Home crowd will only carry Jackets so far
COLUMBUS, Ohio -- A raucous capacity crowd is expected to energize the Columbus Blue Jackets in their first home playoff game ever on Tuesday night.
Blue Jackets coach Ken Hitchcock said it's the other way around.
"It's our job to energize them," Hitchcock said Monday of the 19,000-plus expected to raise the roof at Nationwide Arena.
The Red Wings hold a 2-0 lead in the best-of-seven first-round Western Conference series. They've won twice by playing well, certainly, but also by pouncing on every little mistake the neophyte Blue Jackets have made. Half of the Wings' eight goals in the two games have gone in off a Columbus player.

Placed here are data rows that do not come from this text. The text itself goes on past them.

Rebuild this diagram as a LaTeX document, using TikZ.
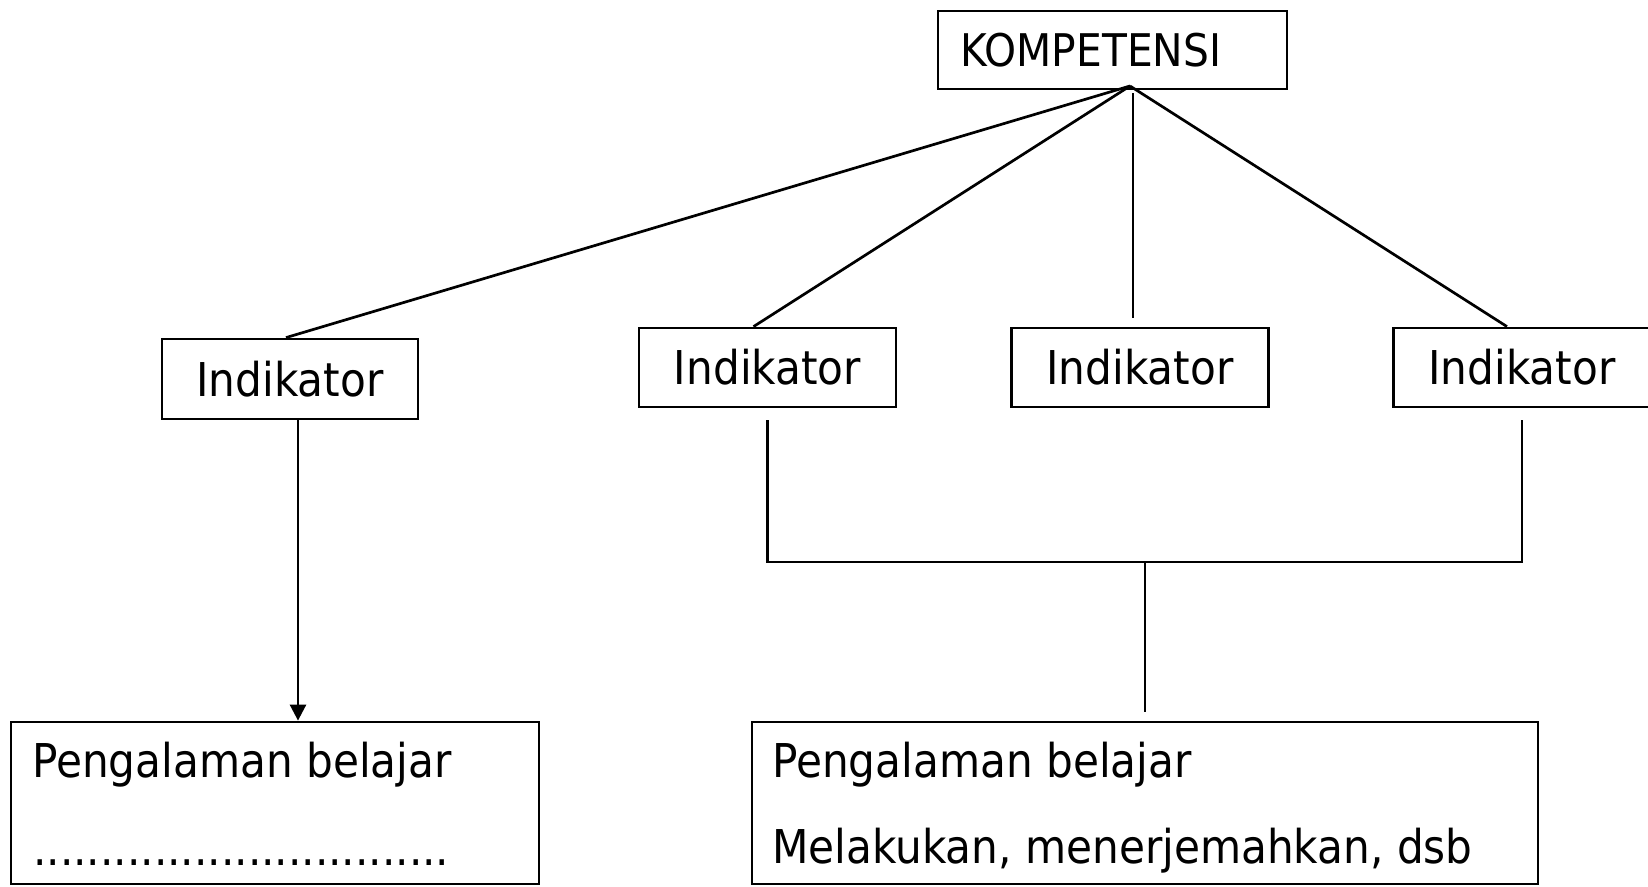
\documentclass[tikz,border=0pt]{standalone}
\usepackage{fontspec}
\setmainfont[FakeStretch=0.906]{DejaVu Sans}
\usetikzlibrary{arrows.meta}

\tikzset{
  kotak/.style={draw, line width=2.8pt, inner sep=0pt},
  ind/.style={kotak, minimum width=257pt, minimum height=79pt, font=\fontsize{46.6}{56}\selectfont},
  teks/.style={anchor=base west, inner sep=0pt, font=\fontsize{46.6}{56}\selectfont},
  garis/.style={line width=2.7pt}
}

\begin{document}
\begin{tikzpicture}[x=1pt, y=-1pt, >={Triangle[width=16pt,length=16pt]}]

  \useasboundingbox (0,0) rectangle (1648,886);

  % Kompetensi di atas
  \node[kotak, minimum height=78pt, text width=305pt, inner xsep=22pt, align=left,
        font=\fontsize{45}{54}\selectfont] (K) at (1112.5,50) {KOMPETENSI};
  \coordinate (top) at (1130,86);

  % Empat indikator
  \node[ind, minimum width=256pt, minimum height=80pt] (I1) at (290,379) {Indikator};
  \node[ind] (I2) at (767.5,367.5) {Indikator};
  \node[ind] (I3) at (1140,367.5) {Indikator};
  \node[ind] (I4) at (1522,367.5) {Indikator};

  % Garis dari kompetensi ke indikator
  \draw[garis] (top) -- ([xshift=-4pt]I1.north);
  \draw[garis] (top) -- ([xshift=-14pt]I2.north);
  \draw[garis] ([xshift=3pt,yshift=-7pt]top) -- ([xshift=-7pt,yshift=9pt]I3.north);
  \draw[garis] (top) -- ([xshift=-15pt]I4.north);

  % Kotak pengalaman belajar
  \node[kotak, minimum width=528pt, minimum height=162pt] (P1) at (275,803) {};
  \node[kotak, minimum width=786pt, minimum height=162pt] (P2) at (1145,803) {};

  \node[teks] (t1a) at (32,777) {Pengalaman belajar};
  \node[teks] (t1b) at (33,865) {...............................};
  \node[teks] (t2a) at (772,777) {Pengalaman belajar};
  \node[teks] (t2b) at (772,863) {Melakukan, menerjemahkan, dsb};

  % Panah indikator pertama
  \draw[garis, ->] ([xshift=8pt]I1.south) -- ([xshift=8pt]I1.south |- P1.north);

  % Kurung gabungan indikator 2 dan 4
  \coordinate (b1) at ([yshift=-12pt]I2.south);
  \coordinate (b2) at ([yshift=-12pt]I4.south);
  \coordinate (mid) at (1145,562);
  \coordinate (stem) at (1145,712);
  \draw[garis] (b1) |- (mid) -| (b2);
  \draw[garis] (mid) -- (stem);

\end{tikzpicture}
\end{document}
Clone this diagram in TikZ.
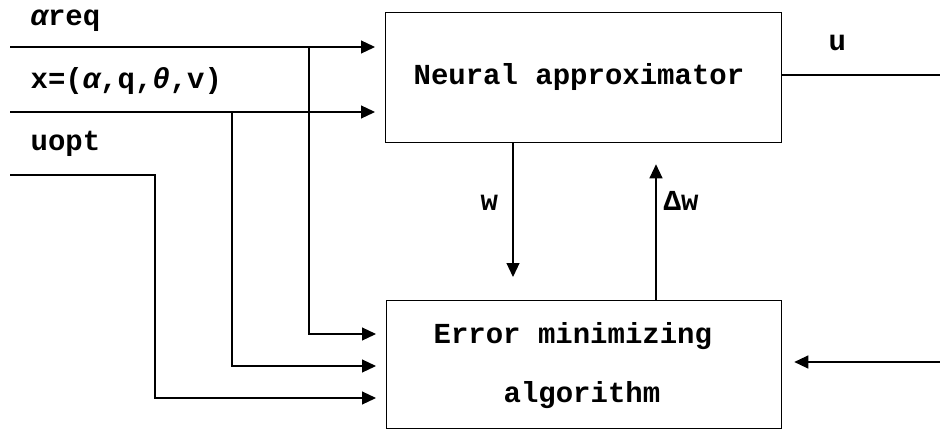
\documentclass[tikz,border=0pt]{standalone}
\usepackage{fontspec}
\setmainfont{Liberation Mono}[BoldFont={Liberation Mono Bold},BoldItalicFont={Liberation Mono Bold Italic}]
\usetikzlibrary{arrows.meta}
\begin{document}
\begin{tikzpicture}[x=1pt,y=-1pt,
  line width=1.2pt,
  every node/.style={font=\fontsize{29}{34}\selectfont\bfseries, inner sep=0pt},
  blk/.style={draw, rectangle, anchor=north west, line width=1.3pt},
  lbl/.style={anchor=base west},
  arr/.style={-{Triangle[length=14pt,width=13pt]}}]
\useasboundingbox (0,0) rectangle (940,431);
% boxes
\node[blk, minimum width=396pt, minimum height=130pt] (NA) at (385,12) {};
\node[blk, minimum width=395pt, minimum height=128pt] (EM) at (386,300) {};
% box texts
\node[lbl] (tNA) at (413,84) {Neural approximator};
\node[lbl] (tEM1) at (433,343) {Error minimizing};
\node[lbl] (tEM2) at (503,402) {algorithm};
% input labels
\node[lbl] (lar) at (30,25) {{\itshape α}req};
\node[lbl] (lx) at (30,88) {x=({\itshape α},q,{\itshape θ},v)};
\node[lbl] (lu) at (30,150) {uopt};
\node[lbl] (lout) at (828,50) {u};
\node[lbl] (lw) at (480,210) {w};
\node[lbl] (ldw) at (663,210) {Δw};
% free ends and routing points
\coordinate (sA) at (10,47);
\coordinate (sX) at (10,112);
\coordinate (sU) at (10,175);
\coordinate (eU) at (940,75);
\coordinate (sR) at (940,362);
\coordinate (jA) at (309,47);
\coordinate (jX) at (232,112);
\coordinate (bU) at (155,175);
\coordinate (yA) at (0,334);
\coordinate (yX) at (0,366);
\coordinate (yU) at (0,398);
\coordinate (xw) at (513,0);
\coordinate (xdw) at (656,0);
% inputs to neural approximator
\draw[arr, shorten >=10pt] (sA) -- (sA -| NA.west);
\draw[arr, shorten >=10pt] (sX) -- (sX -| NA.west);
% branches to error minimizing
\draw[arr, shorten >=10pt] (jA) |- (EM.west |- yA);
\draw[arr, shorten >=10pt] (jX) |- (EM.west |- yX);
\draw[arr, shorten >=10pt] (sU) -- (bU) |- (EM.west |- yU);
% output
\draw (eU -| NA.east) -- (eU);
% w and delta w
\draw[arr, shorten >=23pt] (NA.south -| xw) -- (EM.north -| xw);
\draw[arr, shorten >=21pt] (EM.north -| xdw) -- (NA.south -| xdw);
% right input
\draw[arr, shorten >=12pt] (sR) -- (sR -| EM.east);
\end{tikzpicture}
\end{document}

The Blue Jackets feel it's time they earn the support they'll get from their fans.
"A big reason we didn't do anything in those first two games is not because we're being outworked," Columbus forward Raffi Torres said. "We're working hard, we're just not working smart. A lot of times when they're creating stuff, it's off of our mistakes, which is not us. We know what we have to do."
The crowd Tuesday night figures to be very different from the first eight seasons when the Red Wings visited Ohio's capital city. For years, Wings fans have flooded south to watch their team. There were so many Yzerman, Zetterberg and even Gordie Howe jerseys around the arena, and the Detroit fans were so loud, often it was hard to tell who the home team was.
Those days may be over.
"It's a loud arena in the regular season, too. The crowd will really get into it and (the Blue Jackets) will certainly come out desperate," the Wings' Tomas Holmstrom said Monday. "We just have to play our game and be prepared for the first five or 10 minutes and try to turn the momentum our way."
At the same time, the Blue Jackets aren't misled into thinking that their fans will leave the mighty Wings quaking in their skates.
"You're not going to intimidate the Detroit Red Wings," Hitchcock said.
The reigning Stanley Cup champions have made the playoffs the last 18 seasons. They've been shouted down, antagonized and reviled by some of the most belligerent throngs from Tampa Bay to Denver to Anaheim. What they'll get from the Columbus crowd won't be anything new.
"A road team isn't as affected by the crowd. They're used to hostile environments," veteran Columbus center Michael Peca said. "The detriment you get with the crowd is if the road team has the ability to silence the crowd and quiet them out, then it really drops the energy level of everybody (with the home team). As the home team, you want to do whatever you can - do big penalty kills, effective power plays, strong five-on-five and puck control - to keep the crowd on their toes and keep them in the game."
The biggest concern for the Blue Jackets is what takes place on the ice. If they continue to lose faceoffs and take needless penalties they'll make things far more difficult for rookie goaltender Steve Mason, who has played much better than the 8-1 goal differential would indicate.
"We're going to be better at all areas of our game, from the goaltender on out," Mason said. "Coming back with an 0-2 series situation isn't the greatest, but we're looking for the home support and hopefully win Game 3 and go on from there."
With the games shifting to Columbus, Hitchcock, as the home coach, gets to see who the Wings put on the ice before sending out his matchups. As a result, he might be able to free up leading scorer Rick Nash, who doesn't have a goal or assist in the first two games.
Hitchcock is toying with one line change. He had Antoine Vermette center the first line with Nash and Kristian Huselius during Monday's practice. Manny Malhotra, frequently centering the top line, was on the third line between Fredrik Modin and Jason Chimera.
The Red Wings plan no lineup changes. They don't need to change anything.
"We have enough people to match up. We're not very concerned," coach Mike Babcock said. "They've got to play against our good players too."
Hitchcock draws some solace from the fact that the Blue Jackets have rebounded for surprise wins all season during their darkest hours, even when they've had injuries and were playing the hottest teams.
"We've kind of prepared for this type of game since September," he said. "All the barking and scratching and complaining and demanding things that have gone on, is for this time. (The Red Wings) are not going away from this level. This is the level they're going to play at for the rest of the playoffs. They're dialed in. And it's our turn to answer the bell."